Given data:

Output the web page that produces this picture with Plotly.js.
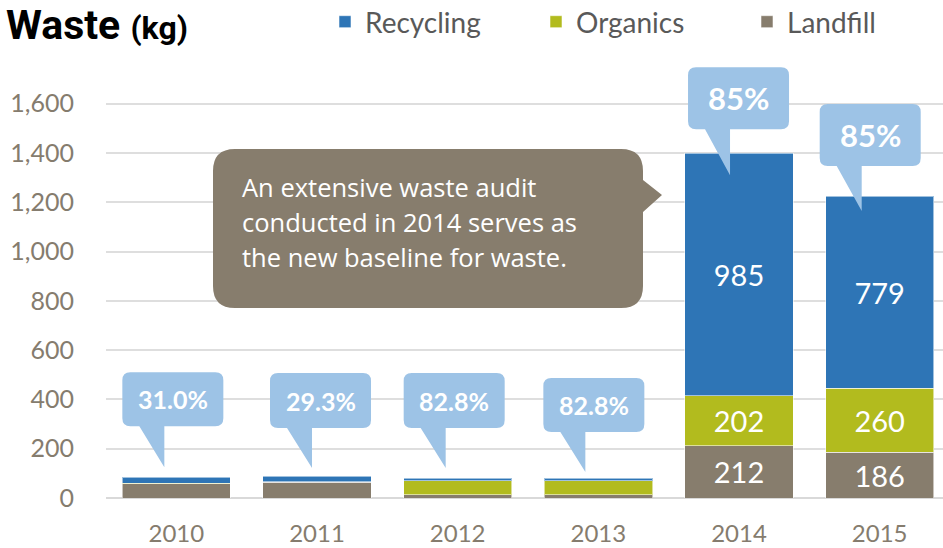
<!DOCTYPE html>
<html><head><meta charset="utf-8">
<script src="https://cdn.plot.ly/plotly-3.0.1.min.js"></script>
<style>html,body{margin:0;padding:0;background:#fff}#chart{width:943px;height:548px}</style>
</head><body><div id="chart"></div>
<script>
// ---- data ----
const years = ['2010','2011','2012','2013','2014','2015'];
const recycling = [24, 23, 11, 11, 985, 779];
const organics  = [2, 3, 56, 56, 202, 260];
const landfill  = [58, 63, 14, 14, 212, 186];
const diversionLabels = ['31.0%','29.3%','82.8%','82.8%','85%','85%'];
const seriesNames = ['Recycling','Organics','Landfill'];
const noteLines = ['An extensive waste audit','conducted in 2014 serves as','the new baseline for waste.'];

// ---- style / geometry ----
const W = 943, H = 548;
const M = {l:106, r:0, t:59, b:50, autoexpand:false};
const plotW = W - M.l - M.r, plotH = H - M.t - M.b;
const yScale = 419 / 1700;               // px per kg
const xRange = [-0.5, 5.45], yRange = [0, plotH / yScale];
const colors = {Recycling:'#2E75B6', Organics:'#B2BB1E', Landfill:'#877D6D'};
const bubbleColor = '#9DC3E6', noteColor = '#877D6D', axisText = '#857C6E';

const px2x = px => xRange[0] + (px - M.l) / plotW * (xRange[1] - xRange[0]);
const px2y = py => yRange[0] + (H - M.b - py) / plotH * (yRange[1] - yRange[0]);
const x2px = x => M.l + (x - xRange[0]) / (xRange[1] - xRange[0]) * plotW;
const y2px = y => H - M.b - (y - yRange[0]) / (yRange[1] - yRange[0]) * plotH;
const pX = px => (px - M.l) / plotW;
const pY = py => (H - M.b - py) / plotH;
const P = (px, py) => px2x(px) + ',' + px2y(py);

const xIdx = years.map((_, i) => i);
const totals = xIdx.map(i => recycling[i] + organics[i] + landfill[i]);
const labelOf = arr => arr.map(v => v >= 100 ? String(v) : '');

function barTrace(name, vals) {
  return {
    type: 'bar', name: name, x: xIdx, y: vals,
    marker: {color: colors[name], line: {width: 1, color: 'rgba(255,255,255,0.55)'}},
    text: labelOf(vals), textposition: 'inside', insidetextanchor: 'middle',
    textangle: 0, constraintext: 'none',
    textfont: {family: 'Lato, sans-serif', size: 29, color: '#ffffff'},
    hoverinfo: 'skip'
  };
}
const data = [
  barTrace('Landfill', landfill),
  barTrace('Organics', organics),
  barTrace('Recycling', recycling)
];

// bubble callouts (style offsets in px relative to each bar)
const bubbleStyle = [
  {dx:-54, tipDy:-10, ptr:41, h:54, fs:25},
  {dx:-47, tipDy:-8,  ptr:40, h:55, fs:25},
  {dx:-54, tipDy:-10, ptr:40, h:55, fs:25},
  {dx:-55, tipDy:-6,  ptr:40, h:54, fs:25},
  {dx:-51, tipDy:22,  ptr:46, h:62, fs:31},
  {dx:-60, tipDy:15,  ptr:45, h:62, fs:31}
];
const shapes = [], annotations = [];
xIdx.forEach(i => {
  const s = bubbleStyle[i];
  const c = x2px(i), T = y2px(totals[i]);
  const tipY = T + s.tipDy, bottom = tipY - s.ptr, top = bottom - s.h;
  const left = c + s.dx, right = left + 101, r = 8;
  const tipX = left + 42, base1 = left + 17;
  const path = 'M' + P(left + r, top) + ' L' + P(right - r, top) +
    ' Q' + P(right, top) + ' ' + P(right, top + r) +
    ' L' + P(right, bottom - r) + ' Q' + P(right, bottom) + ' ' + P(right - r, bottom) +
    ' L' + P(tipX, bottom) + ' L' + P(tipX, tipY) + ' L' + P(base1, bottom) +
    ' L' + P(left + r, bottom) + ' Q' + P(left, bottom) + ' ' + P(left, bottom - r) +
    ' L' + P(left, top + r) + ' Q' + P(left, top) + ' ' + P(left + r, top) + ' Z';
  shapes.push({type:'path', xref:'x', yref:'y', path: path, fillcolor: bubbleColor,
               line:{width:0}, layer:'above'});
  annotations.push({xref:'x', yref:'y', x: px2x((left + right) / 2), y: px2y((top + bottom) / 2),
    text: '<b>' + diversionLabels[i] + '</b>', showarrow:false, xanchor:'center', yanchor:'middle',
    font:{family:'Lato, sans-serif', size:s.fs, color:'#ffffff'}});
});

// note callout
(function(){
  const left = 213, right = 643, top = 149, bottom = 308, r = 22;
  const p1 = 180, tipX = 662, tipY = 195, p2 = 212;
  const path = 'M' + P(left + r, top) + ' L' + P(right - r, top) +
    ' Q' + P(right, top) + ' ' + P(right, top + r) +
    ' L' + P(right, p1) + ' L' + P(tipX, tipY) + ' L' + P(right, p2) +
    ' L' + P(right, bottom - r) + ' Q' + P(right, bottom) + ' ' + P(right - r, bottom) +
    ' L' + P(left + r, bottom) + ' Q' + P(left, bottom) + ' ' + P(left, bottom - r) +
    ' L' + P(left, top + r) + ' Q' + P(left, top) + ' ' + P(left + r, top) + ' Z';
  shapes.push({type:'path', xref:'x', yref:'y', path: path, fillcolor: noteColor,
               line:{width:0}, layer:'above'});
  noteLines.forEach((t, k) => {
    annotations.push({xref:'x', yref:'y', x: px2x(240), y: px2y(187 + 35 * k), text: t,
      showarrow:false, xanchor:'left', yanchor:'middle',
      font:{family:'Open Sans, sans-serif', size:25.5, color:'#ffffff'}});
  });
})();

// title
annotations.push({xref:'paper', yref:'paper', x: pX(5), y: pY(0), xanchor:'left', yanchor:'top',
  showarrow:false, borderpad:0,
  text:'<b>Waste</b> <b><span style="font-size:32px">(kg)</span></b>',
  font:{family:'Roboto, Liberation Sans, sans-serif', size:41, color:'#000000'}});

const layout = {
  width: W, height: H, margin: M,
  paper_bgcolor:'#ffffff', plot_bgcolor:'#ffffff',
  barmode:'stack', bargap:0.23,
  showlegend:true,
  legend:{orientation:'h', x: pX(325), xanchor:'left', y: pY(22), yanchor:'middle',
          traceorder:'reversed', itemwidth:30, entrywidth:166, entrywidthmode:'pixels',
          font:{family:'Lato, sans-serif', size:28, color:'#595959'}, bgcolor:'rgba(0,0,0,0)'},
  xaxis:{range:xRange, tickvals:xIdx, ticktext:years, showgrid:false, zeroline:false,
         showline:false, ticks:'', ticklabelstandoff:19,
         tickfont:{family:'Lato, sans-serif', size:24, color:axisText}, fixedrange:true},
  yaxis:{range:yRange, dtick:200, tick0:0, tickformat:',d', showgrid:true,
         gridcolor:'#DEDEDE', gridwidth:2, zeroline:true, zerolinecolor:'#D9D9D9', zerolinewidth:2,
         showline:false, ticks:'', ticklabelstandoff:31,
         tickfont:{family:'Lato, sans-serif', size:25, color:axisText}, fixedrange:true},
  shapes: shapes, annotations: annotations, hovermode:false
};
Plotly.newPlot('chart', data, layout, {displayModeBar:false, staticPlot:true});
</script>
</body></html>
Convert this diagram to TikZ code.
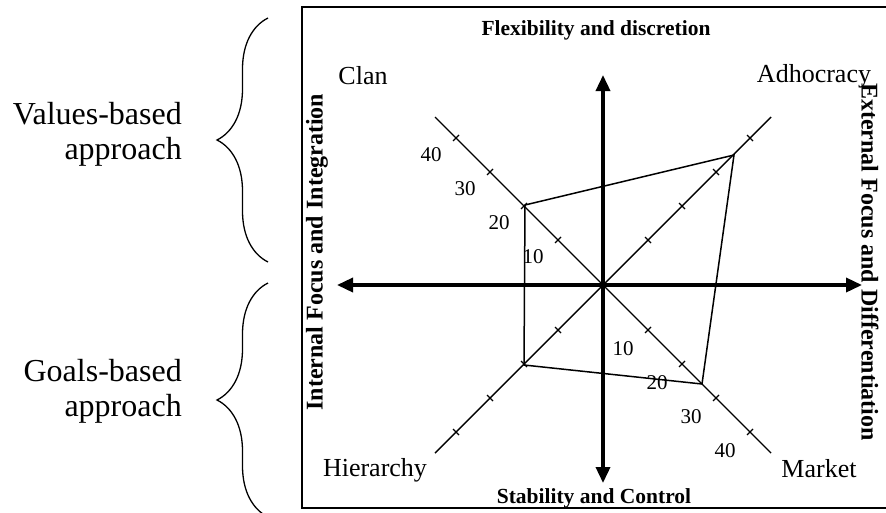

To do: Leave out the pictures and print each record exactly as it stands.

Output for this exercise:
Output the web page that produces this picture with Plotly.js.
<!DOCTYPE html>
<html><head><meta charset="utf-8">
<script src="https://cdn.plot.ly/plotly-3.0.1.min.js"></script>
<style>html,body{margin:0;padding:0;background:#fff}#chart{width:943px;height:548px}</style>
</head><body><div id="chart"></div>
<script>
// ---- data ----
const years = ['2010','2011','2012','2013','2014','2015'];
const recycling = [24, 23, 11, 11, 985, 779];
const organics  = [2, 3, 56, 56, 202, 260];
const landfill  = [58, 63, 14, 14, 212, 186];
const diversionLabels = ['31.0%','29.3%','82.8%','82.8%','85%','85%'];
const seriesNames = ['Recycling','Organics','Landfill'];
const noteLines = ['An extensive waste audit','conducted in 2014 serves as','the new baseline for waste.'];

// ---- style / geometry ----
const W = 943, H = 548;
const M = {l:106, r:0, t:59, b:50, autoexpand:false};
const plotW = W - M.l - M.r, plotH = H - M.t - M.b;
const yScale = 419 / 1700;               // px per kg
const xRange = [-0.5, 5.45], yRange = [0, plotH / yScale];
const colors = {Recycling:'#2E75B6', Organics:'#B2BB1E', Landfill:'#877D6D'};
const bubbleColor = '#9DC3E6', noteColor = '#877D6D', axisText = '#857C6E';

const px2x = px => xRange[0] + (px - M.l) / plotW * (xRange[1] - xRange[0]);
const px2y = py => yRange[0] + (H - M.b - py) / plotH * (yRange[1] - yRange[0]);
const x2px = x => M.l + (x - xRange[0]) / (xRange[1] - xRange[0]) * plotW;
const y2px = y => H - M.b - (y - yRange[0]) / (yRange[1] - yRange[0]) * plotH;
const pX = px => (px - M.l) / plotW;
const pY = py => (H - M.b - py) / plotH;
const P = (px, py) => px2x(px) + ',' + px2y(py);

const xIdx = years.map((_, i) => i);
const totals = xIdx.map(i => recycling[i] + organics[i] + landfill[i]);
const labelOf = arr => arr.map(v => v >= 100 ? String(v) : '');

function barTrace(name, vals) {
  return {
    type: 'bar', name: name, x: xIdx, y: vals,
    marker: {color: colors[name], line: {width: 1, color: 'rgba(255,255,255,0.55)'}},
    text: labelOf(vals), textposition: 'inside', insidetextanchor: 'middle',
    textangle: 0, constraintext: 'none',
    textfont: {family: 'Lato, sans-serif', size: 29, color: '#ffffff'},
    hoverinfo: 'skip'
  };
}
const data = [
  barTrace('Landfill', landfill),
  barTrace('Organics', organics),
  barTrace('Recycling', recycling)
];

// bubble callouts (style offsets in px relative to each bar)
const bubbleStyle = [
  {dx:-54, tipDy:-10, ptr:41, h:54, fs:25},
  {dx:-47, tipDy:-8,  ptr:40, h:55, fs:25},
  {dx:-54, tipDy:-10, ptr:40, h:55, fs:25},
  {dx:-55, tipDy:-6,  ptr:40, h:54, fs:25},
  {dx:-51, tipDy:22,  ptr:46, h:62, fs:31},
  {dx:-60, tipDy:15,  ptr:45, h:62, fs:31}
];
const shapes = [], annotations = [];
xIdx.forEach(i => {
  const s = bubbleStyle[i];
  const c = x2px(i), T = y2px(totals[i]);
  const tipY = T + s.tipDy, bottom = tipY - s.ptr, top = bottom - s.h;
  const left = c + s.dx, right = left + 101, r = 8;
  const tipX = left + 42, base1 = left + 17;
  const path = 'M' + P(left + r, top) + ' L' + P(right - r, top) +
    ' Q' + P(right, top) + ' ' + P(right, top + r) +
    ' L' + P(right, bottom - r) + ' Q' + P(right, bottom) + ' ' + P(right - r, bottom) +
    ' L' + P(tipX, bottom) + ' L' + P(tipX, tipY) + ' L' + P(base1, bottom) +
    ' L' + P(left + r, bottom) + ' Q' + P(left, bottom) + ' ' + P(left, bottom - r) +
    ' L' + P(left, top + r) + ' Q' + P(left, top) + ' ' + P(left + r, top) + ' Z';
  shapes.push({type:'path', xref:'x', yref:'y', path: path, fillcolor: bubbleColor,
               line:{width:0}, layer:'above'});
  annotations.push({xref:'x', yref:'y', x: px2x((left + right) / 2), y: px2y((top + bottom) / 2),
    text: '<b>' + diversionLabels[i] + '</b>', showarrow:false, xanchor:'center', yanchor:'middle',
    font:{family:'Lato, sans-serif', size:s.fs, color:'#ffffff'}});
});

// note callout
(function(){
  const left = 213, right = 643, top = 149, bottom = 308, r = 22;
  const p1 = 180, tipX = 662, tipY = 195, p2 = 212;
  const path = 'M' + P(left + r, top) + ' L' + P(right - r, top) +
    ' Q' + P(right, top) + ' ' + P(right, top + r) +
    ' L' + P(right, p1) + ' L' + P(tipX, tipY) + ' L' + P(right, p2) +
    ' L' + P(right, bottom - r) + ' Q' + P(right, bottom) + ' ' + P(right - r, bottom) +
    ' L' + P(left + r, bottom) + ' Q' + P(left, bottom) + ' ' + P(left, bottom - r) +
    ' L' + P(left, top + r) + ' Q' + P(left, top) + ' ' + P(left + r, top) + ' Z';
  shapes.push({type:'path', xref:'x', yref:'y', path: path, fillcolor: noteColor,
               line:{width:0}, layer:'above'});
  noteLines.forEach((t, k) => {
    annotations.push({xref:'x', yref:'y', x: px2x(240), y: px2y(187 + 35 * k), text: t,
      showarrow:false, xanchor:'left', yanchor:'middle',
      font:{family:'Open Sans, sans-serif', size:25.5, color:'#ffffff'}});
  });
})();

// title
annotations.push({xref:'paper', yref:'paper', x: pX(5), y: pY(0), xanchor:'left', yanchor:'top',
  showarrow:false, borderpad:0,
  text:'<b>Waste</b> <b><span style="font-size:32px">(kg)</span></b>',
  font:{family:'Roboto, Liberation Sans, sans-serif', size:41, color:'#000000'}});

const layout = {
  width: W, height: H, margin: M,
  paper_bgcolor:'#ffffff', plot_bgcolor:'#ffffff',
  barmode:'stack', bargap:0.23,
  showlegend:true,
  legend:{orientation:'h', x: pX(325), xanchor:'left', y: pY(22), yanchor:'middle',
          traceorder:'reversed', itemwidth:30, entrywidth:166, entrywidthmode:'pixels',
          font:{family:'Lato, sans-serif', size:28, color:'#595959'}, bgcolor:'rgba(0,0,0,0)'},
  xaxis:{range:xRange, tickvals:xIdx, ticktext:years, showgrid:false, zeroline:false,
         showline:false, ticks:'', ticklabelstandoff:19,
         tickfont:{family:'Lato, sans-serif', size:24, color:axisText}, fixedrange:true},
  yaxis:{range:yRange, dtick:200, tick0:0, tickformat:',d', showgrid:true,
         gridcolor:'#DEDEDE', gridwidth:2, zeroline:true, zerolinecolor:'#D9D9D9', zerolinewidth:2,
         showline:false, ticks:'', ticklabelstandoff:31,
         tickfont:{family:'Lato, sans-serif', size:25, color:axisText}, fixedrange:true},
  shapes: shapes, annotations: annotations, hovermode:false
};
Plotly.newPlot('chart', data, layout, {displayModeBar:false, staticPlot:true});
</script>
</body></html>
Convert this diagram to TikZ code.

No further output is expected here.